-- Start Extracted material --

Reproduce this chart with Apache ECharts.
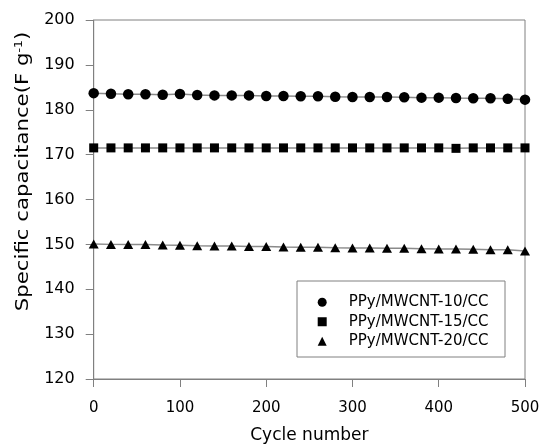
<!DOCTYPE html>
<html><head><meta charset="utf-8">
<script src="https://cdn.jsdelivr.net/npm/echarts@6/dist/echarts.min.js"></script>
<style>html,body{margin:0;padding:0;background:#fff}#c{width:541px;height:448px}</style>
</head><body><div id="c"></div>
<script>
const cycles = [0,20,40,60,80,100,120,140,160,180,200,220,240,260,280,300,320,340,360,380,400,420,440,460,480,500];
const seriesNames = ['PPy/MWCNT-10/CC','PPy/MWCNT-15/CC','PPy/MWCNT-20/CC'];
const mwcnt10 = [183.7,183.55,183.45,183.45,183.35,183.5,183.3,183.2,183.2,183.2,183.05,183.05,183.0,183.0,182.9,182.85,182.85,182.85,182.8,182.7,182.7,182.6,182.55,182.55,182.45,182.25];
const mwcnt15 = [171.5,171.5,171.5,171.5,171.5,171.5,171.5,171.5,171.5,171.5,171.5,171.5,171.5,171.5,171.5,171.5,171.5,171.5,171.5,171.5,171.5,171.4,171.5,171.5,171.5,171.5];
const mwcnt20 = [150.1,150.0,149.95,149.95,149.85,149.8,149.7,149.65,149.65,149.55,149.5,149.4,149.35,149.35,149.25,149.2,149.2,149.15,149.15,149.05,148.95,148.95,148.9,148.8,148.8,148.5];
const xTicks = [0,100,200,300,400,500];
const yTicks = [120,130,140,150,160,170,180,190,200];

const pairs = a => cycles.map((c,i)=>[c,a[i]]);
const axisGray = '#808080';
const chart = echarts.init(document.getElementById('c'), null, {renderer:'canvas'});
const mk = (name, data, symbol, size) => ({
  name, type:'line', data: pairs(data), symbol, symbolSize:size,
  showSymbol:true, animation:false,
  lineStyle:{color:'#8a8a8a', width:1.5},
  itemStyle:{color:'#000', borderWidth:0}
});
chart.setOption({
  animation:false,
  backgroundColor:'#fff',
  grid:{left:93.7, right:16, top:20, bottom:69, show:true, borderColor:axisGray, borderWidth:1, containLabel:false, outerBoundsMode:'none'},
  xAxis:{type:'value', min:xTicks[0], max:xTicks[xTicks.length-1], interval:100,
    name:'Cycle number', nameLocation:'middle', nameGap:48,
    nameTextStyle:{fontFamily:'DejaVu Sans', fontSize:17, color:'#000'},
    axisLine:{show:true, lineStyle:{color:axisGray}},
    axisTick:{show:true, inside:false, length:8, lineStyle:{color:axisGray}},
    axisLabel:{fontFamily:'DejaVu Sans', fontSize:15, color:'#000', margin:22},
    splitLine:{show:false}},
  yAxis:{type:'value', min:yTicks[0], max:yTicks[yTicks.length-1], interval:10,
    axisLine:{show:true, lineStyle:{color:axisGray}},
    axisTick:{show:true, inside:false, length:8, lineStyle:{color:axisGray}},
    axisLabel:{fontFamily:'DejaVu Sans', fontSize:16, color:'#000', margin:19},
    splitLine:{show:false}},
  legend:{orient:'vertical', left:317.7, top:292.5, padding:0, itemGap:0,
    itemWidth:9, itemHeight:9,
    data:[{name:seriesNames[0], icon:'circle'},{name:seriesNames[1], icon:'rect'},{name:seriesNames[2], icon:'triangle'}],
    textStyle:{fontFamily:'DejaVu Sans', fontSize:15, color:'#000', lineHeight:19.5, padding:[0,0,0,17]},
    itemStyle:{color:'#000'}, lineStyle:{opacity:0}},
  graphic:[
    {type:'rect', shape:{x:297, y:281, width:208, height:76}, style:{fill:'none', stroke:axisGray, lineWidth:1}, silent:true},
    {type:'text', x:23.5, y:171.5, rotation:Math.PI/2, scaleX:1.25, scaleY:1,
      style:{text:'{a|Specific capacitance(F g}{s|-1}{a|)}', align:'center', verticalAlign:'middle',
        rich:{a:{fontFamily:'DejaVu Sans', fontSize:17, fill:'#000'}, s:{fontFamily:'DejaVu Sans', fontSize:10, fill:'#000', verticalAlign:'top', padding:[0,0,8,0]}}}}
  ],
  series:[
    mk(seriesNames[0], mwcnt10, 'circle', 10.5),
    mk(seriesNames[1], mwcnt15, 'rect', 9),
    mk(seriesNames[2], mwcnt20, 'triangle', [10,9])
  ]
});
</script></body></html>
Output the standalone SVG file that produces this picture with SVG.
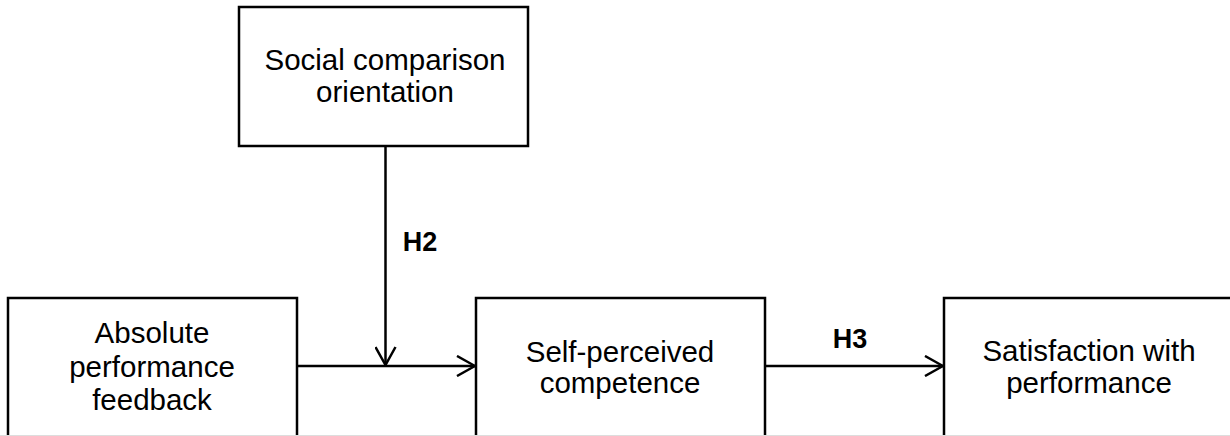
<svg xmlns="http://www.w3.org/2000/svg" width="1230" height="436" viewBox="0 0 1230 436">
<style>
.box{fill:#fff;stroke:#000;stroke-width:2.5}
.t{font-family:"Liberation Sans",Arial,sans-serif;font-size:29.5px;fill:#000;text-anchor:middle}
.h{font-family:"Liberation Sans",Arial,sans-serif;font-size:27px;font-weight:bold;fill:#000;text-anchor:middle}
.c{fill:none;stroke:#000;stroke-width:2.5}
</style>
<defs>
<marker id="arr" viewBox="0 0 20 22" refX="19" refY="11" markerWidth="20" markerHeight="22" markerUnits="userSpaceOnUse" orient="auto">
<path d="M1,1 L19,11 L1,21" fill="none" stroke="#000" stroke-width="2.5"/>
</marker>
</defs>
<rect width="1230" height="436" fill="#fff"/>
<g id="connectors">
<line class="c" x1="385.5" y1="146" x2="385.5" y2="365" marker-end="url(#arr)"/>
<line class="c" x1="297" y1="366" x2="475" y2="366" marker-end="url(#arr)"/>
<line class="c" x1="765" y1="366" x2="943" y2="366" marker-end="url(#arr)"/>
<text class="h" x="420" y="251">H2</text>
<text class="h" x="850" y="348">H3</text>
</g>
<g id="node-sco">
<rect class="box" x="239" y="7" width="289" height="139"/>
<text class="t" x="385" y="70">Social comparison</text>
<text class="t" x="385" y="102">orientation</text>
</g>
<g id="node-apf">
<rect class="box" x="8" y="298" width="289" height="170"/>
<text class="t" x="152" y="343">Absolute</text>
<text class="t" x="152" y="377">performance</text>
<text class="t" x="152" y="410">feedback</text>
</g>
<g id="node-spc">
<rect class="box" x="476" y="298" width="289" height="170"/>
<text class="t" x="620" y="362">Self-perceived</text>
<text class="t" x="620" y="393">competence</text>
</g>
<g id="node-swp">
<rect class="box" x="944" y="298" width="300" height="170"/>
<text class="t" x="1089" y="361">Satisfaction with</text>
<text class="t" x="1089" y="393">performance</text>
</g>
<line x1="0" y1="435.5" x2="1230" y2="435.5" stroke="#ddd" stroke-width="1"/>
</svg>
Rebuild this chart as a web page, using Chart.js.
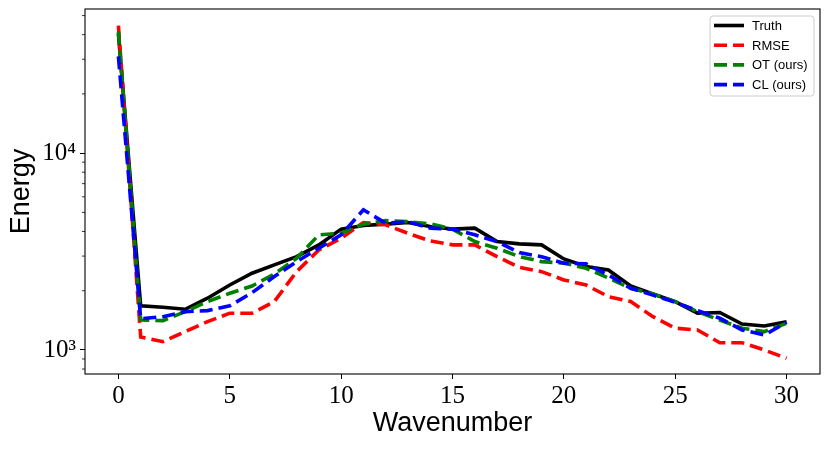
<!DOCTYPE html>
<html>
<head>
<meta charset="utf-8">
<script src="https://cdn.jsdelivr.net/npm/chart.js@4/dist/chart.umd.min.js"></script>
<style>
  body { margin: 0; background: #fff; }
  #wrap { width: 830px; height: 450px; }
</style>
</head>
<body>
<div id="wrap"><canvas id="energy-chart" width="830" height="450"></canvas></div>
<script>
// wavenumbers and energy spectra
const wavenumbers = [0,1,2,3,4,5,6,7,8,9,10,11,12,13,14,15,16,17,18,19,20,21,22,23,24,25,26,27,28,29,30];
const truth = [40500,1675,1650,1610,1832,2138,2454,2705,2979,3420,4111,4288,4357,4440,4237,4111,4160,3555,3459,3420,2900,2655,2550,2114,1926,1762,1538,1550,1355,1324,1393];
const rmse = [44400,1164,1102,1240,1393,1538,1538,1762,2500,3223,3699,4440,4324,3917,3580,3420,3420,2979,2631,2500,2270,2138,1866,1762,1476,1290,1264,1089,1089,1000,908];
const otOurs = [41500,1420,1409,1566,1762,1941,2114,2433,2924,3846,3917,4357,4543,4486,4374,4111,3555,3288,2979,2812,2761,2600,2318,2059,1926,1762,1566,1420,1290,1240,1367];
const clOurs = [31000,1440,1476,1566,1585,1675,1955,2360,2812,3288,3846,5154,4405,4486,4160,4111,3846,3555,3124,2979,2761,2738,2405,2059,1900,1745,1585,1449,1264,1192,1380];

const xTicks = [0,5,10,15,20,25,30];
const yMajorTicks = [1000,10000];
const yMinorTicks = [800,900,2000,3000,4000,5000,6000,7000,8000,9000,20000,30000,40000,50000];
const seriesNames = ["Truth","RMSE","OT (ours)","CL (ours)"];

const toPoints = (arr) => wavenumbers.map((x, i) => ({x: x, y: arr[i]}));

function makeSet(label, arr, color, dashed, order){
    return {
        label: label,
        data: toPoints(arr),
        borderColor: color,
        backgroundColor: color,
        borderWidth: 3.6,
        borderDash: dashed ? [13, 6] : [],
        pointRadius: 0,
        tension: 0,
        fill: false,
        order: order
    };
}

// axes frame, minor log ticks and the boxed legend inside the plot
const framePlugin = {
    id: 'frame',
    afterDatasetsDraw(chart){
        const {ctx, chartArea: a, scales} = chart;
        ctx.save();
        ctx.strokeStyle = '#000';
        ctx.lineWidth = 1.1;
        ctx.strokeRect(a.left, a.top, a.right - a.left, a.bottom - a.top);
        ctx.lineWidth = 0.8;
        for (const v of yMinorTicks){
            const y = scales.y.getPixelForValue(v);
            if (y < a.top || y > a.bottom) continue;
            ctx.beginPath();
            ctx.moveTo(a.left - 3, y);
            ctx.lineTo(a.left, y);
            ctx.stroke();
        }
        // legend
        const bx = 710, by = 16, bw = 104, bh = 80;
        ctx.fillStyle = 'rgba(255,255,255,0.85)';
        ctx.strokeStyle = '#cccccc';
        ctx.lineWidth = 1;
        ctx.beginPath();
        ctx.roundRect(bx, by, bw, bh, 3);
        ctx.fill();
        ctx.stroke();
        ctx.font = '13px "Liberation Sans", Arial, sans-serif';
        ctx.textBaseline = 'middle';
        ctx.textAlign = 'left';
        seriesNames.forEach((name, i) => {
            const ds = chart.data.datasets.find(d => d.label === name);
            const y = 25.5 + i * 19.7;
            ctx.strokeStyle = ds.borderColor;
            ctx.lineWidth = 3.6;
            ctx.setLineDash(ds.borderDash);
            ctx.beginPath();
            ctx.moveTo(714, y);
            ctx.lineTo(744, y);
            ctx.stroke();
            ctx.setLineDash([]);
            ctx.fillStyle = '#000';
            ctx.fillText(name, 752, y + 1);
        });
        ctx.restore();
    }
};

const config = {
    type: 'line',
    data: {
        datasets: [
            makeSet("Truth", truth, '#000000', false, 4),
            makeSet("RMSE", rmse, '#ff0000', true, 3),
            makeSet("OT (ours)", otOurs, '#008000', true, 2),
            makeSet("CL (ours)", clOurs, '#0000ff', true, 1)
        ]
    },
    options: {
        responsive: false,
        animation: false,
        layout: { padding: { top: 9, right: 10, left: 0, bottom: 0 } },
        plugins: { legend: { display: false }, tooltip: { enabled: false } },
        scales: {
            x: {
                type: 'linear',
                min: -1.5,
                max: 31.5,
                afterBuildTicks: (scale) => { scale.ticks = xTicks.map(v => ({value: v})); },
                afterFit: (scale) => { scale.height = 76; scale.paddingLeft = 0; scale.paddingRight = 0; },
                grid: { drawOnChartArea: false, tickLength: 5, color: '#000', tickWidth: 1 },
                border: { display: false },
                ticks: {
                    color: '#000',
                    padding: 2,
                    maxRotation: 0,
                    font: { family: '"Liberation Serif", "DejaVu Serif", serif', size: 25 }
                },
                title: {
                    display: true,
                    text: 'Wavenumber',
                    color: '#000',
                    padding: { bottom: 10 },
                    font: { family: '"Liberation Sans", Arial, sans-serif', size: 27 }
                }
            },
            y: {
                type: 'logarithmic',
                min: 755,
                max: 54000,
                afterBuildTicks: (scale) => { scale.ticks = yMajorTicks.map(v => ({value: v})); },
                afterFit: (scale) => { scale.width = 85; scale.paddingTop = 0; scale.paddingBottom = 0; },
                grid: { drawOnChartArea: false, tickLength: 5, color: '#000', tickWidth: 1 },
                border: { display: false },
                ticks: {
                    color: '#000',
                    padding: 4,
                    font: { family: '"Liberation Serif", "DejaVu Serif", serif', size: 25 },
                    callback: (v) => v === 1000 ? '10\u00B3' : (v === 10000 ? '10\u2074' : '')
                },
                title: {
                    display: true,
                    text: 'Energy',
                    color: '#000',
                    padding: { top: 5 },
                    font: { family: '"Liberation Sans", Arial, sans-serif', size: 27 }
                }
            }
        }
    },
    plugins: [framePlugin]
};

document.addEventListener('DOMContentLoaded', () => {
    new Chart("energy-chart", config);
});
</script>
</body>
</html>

-- End Extracted material --

* What is asked: Locate each line containing the string "with" and show it.

* The response:
Reproduce this chart with Apache ECharts.
Output the standalone SVG file that produces this picture with SVG.
<text class="t" x="1089" y="361">Satisfaction with</text>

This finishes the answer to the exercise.